• _What to do_: Output an exact reproduction of the data.

•••••

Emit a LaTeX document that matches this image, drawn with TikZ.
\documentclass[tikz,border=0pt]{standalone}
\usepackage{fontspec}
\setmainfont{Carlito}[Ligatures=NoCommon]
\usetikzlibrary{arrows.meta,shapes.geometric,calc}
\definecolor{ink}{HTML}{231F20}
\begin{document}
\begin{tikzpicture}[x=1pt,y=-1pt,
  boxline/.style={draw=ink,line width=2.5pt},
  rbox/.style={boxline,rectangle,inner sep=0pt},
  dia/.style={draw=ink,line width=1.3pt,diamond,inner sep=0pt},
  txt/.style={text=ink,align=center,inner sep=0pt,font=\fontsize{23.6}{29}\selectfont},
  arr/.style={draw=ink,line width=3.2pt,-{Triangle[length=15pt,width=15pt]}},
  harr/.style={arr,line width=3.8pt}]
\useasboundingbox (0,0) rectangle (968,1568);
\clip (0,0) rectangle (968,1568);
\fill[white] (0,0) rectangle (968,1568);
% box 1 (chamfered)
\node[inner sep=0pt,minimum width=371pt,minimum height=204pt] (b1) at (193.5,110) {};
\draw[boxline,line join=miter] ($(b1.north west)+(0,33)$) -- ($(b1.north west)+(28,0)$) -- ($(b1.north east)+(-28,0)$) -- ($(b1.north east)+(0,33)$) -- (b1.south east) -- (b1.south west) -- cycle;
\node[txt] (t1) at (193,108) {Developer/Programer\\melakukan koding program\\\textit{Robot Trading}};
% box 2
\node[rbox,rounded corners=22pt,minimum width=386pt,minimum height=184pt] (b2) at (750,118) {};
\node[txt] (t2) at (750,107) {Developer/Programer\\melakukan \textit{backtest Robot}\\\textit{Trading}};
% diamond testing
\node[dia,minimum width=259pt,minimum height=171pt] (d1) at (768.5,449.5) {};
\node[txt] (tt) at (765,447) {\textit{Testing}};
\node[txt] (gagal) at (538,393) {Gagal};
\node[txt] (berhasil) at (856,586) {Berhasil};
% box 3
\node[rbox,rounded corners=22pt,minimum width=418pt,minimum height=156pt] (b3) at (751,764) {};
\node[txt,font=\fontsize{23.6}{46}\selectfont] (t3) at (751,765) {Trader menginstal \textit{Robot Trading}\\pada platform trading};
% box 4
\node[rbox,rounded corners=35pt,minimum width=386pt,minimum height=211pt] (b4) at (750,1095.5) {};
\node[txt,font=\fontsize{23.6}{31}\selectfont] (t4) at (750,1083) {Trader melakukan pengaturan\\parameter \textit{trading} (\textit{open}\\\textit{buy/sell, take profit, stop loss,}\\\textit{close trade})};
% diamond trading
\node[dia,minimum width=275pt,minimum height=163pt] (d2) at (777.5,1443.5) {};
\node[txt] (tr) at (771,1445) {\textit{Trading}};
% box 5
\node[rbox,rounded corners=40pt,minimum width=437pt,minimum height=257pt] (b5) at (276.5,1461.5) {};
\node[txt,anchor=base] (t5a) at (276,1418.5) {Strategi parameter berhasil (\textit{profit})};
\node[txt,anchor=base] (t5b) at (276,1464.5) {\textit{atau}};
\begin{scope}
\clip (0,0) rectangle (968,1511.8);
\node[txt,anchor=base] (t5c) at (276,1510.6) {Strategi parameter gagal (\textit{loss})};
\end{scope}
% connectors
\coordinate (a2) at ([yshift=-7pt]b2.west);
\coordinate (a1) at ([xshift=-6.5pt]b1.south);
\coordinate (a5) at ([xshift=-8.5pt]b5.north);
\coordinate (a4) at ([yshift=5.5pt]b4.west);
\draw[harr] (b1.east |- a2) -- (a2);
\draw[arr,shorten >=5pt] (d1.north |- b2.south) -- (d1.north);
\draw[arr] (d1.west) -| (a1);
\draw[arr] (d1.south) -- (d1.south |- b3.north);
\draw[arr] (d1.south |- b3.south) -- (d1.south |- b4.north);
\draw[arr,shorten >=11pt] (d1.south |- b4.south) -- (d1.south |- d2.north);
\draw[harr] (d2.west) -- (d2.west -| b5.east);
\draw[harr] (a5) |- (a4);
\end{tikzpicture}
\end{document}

•••••

• _Correct answer_:
Emit a LaTeX document that matches this image, drawn with TikZ.
\documentclass[tikz,border=0pt]{standalone}
\usepackage{fontspec}
\setmainfont{Carlito}[Ligatures=NoCommon]
\usetikzlibrary{arrows.meta,shapes.geometric,calc}
\definecolor{ink}{HTML}{231F20}
\begin{document}
\begin{tikzpicture}[x=1pt,y=-1pt,
  boxline/.style={draw=ink,line width=2.5pt},
  rbox/.style={boxline,rectangle,inner sep=0pt},
  dia/.style={draw=ink,line width=1.3pt,diamond,inner sep=0pt},
  txt/.style={text=ink,align=center,inner sep=0pt,font=\fontsize{23.6}{29}\selectfont},
  arr/.style={draw=ink,line width=3.2pt,-{Triangle[length=15pt,width=15pt]}},
  harr/.style={arr,line width=3.8pt}]
\useasboundingbox (0,0) rectangle (968,1568);
\clip (0,0) rectangle (968,1568);
\fill[white] (0,0) rectangle (968,1568);
% box 1 (chamfered)
\node[inner sep=0pt,minimum width=371pt,minimum height=204pt] (b1) at (193.5,110) {};
\draw[boxline,line join=miter] ($(b1.north west)+(0,33)$) -- ($(b1.north west)+(28,0)$) -- ($(b1.north east)+(-28,0)$) -- ($(b1.north east)+(0,33)$) -- (b1.south east) -- (b1.south west) -- cycle;
\node[txt] (t1) at (193,108) {Developer/Programer\\melakukan koding program\\\textit{Robot Trading}};
% box 2
\node[rbox,rounded corners=22pt,minimum width=386pt,minimum height=184pt] (b2) at (750,118) {};
\node[txt] (t2) at (750,107) {Developer/Programer\\melakukan \textit{backtest Robot}\\\textit{Trading}};
% diamond testing
\node[dia,minimum width=259pt,minimum height=171pt] (d1) at (768.5,449.5) {};
\node[txt] (tt) at (765,447) {\textit{Testing}};
\node[txt] (gagal) at (538,393) {Gagal};
\node[txt] (berhasil) at (856,586) {Berhasil};
% box 3
\node[rbox,rounded corners=22pt,minimum width=418pt,minimum height=156pt] (b3) at (751,764) {};
\node[txt,font=\fontsize{23.6}{46}\selectfont] (t3) at (751,765) {Trader menginstal \textit{Robot Trading}\\pada platform trading};
% box 4
\node[rbox,rounded corners=35pt,minimum width=386pt,minimum height=211pt] (b4) at (750,1095.5) {};
\node[txt,font=\fontsize{23.6}{31}\selectfont] (t4) at (750,1083) {Trader melakukan pengaturan\\parameter \textit{trading} (\textit{open}\\\textit{buy/sell, take profit, stop loss,}\\\textit{close trade})};
% diamond trading
\node[dia,minimum width=275pt,minimum height=163pt] (d2) at (777.5,1443.5) {};
\node[txt] (tr) at (771,1445) {\textit{Trading}};
% box 5
\node[rbox,rounded corners=40pt,minimum width=437pt,minimum height=257pt] (b5) at (276.5,1461.5) {};
\node[txt,anchor=base] (t5a) at (276,1418.5) {Strategi parameter berhasil (\textit{profit})};
\node[txt,anchor=base] (t5b) at (276,1464.5) {\textit{atau}};
\begin{scope}
\clip (0,0) rectangle (968,1511.8);
\node[txt,anchor=base] (t5c) at (276,1510.6) {Strategi parameter gagal (\textit{loss})};
\end{scope}
% connectors
\coordinate (a2) at ([yshift=-7pt]b2.west);
\coordinate (a1) at ([xshift=-6.5pt]b1.south);
\coordinate (a5) at ([xshift=-8.5pt]b5.north);
\coordinate (a4) at ([yshift=5.5pt]b4.west);
\draw[harr] (b1.east |- a2) -- (a2);
\draw[arr,shorten >=5pt] (d1.north |- b2.south) -- (d1.north);
\draw[arr] (d1.west) -| (a1);
\draw[arr] (d1.south) -- (d1.south |- b3.north);
\draw[arr] (d1.south |- b3.south) -- (d1.south |- b4.north);
\draw[arr,shorten >=11pt] (d1.south |- b4.south) -- (d1.south |- d2.north);
\draw[harr] (d2.west) -- (d2.west -| b5.east);
\draw[harr] (a5) |- (a4);
\end{tikzpicture}
\end{document}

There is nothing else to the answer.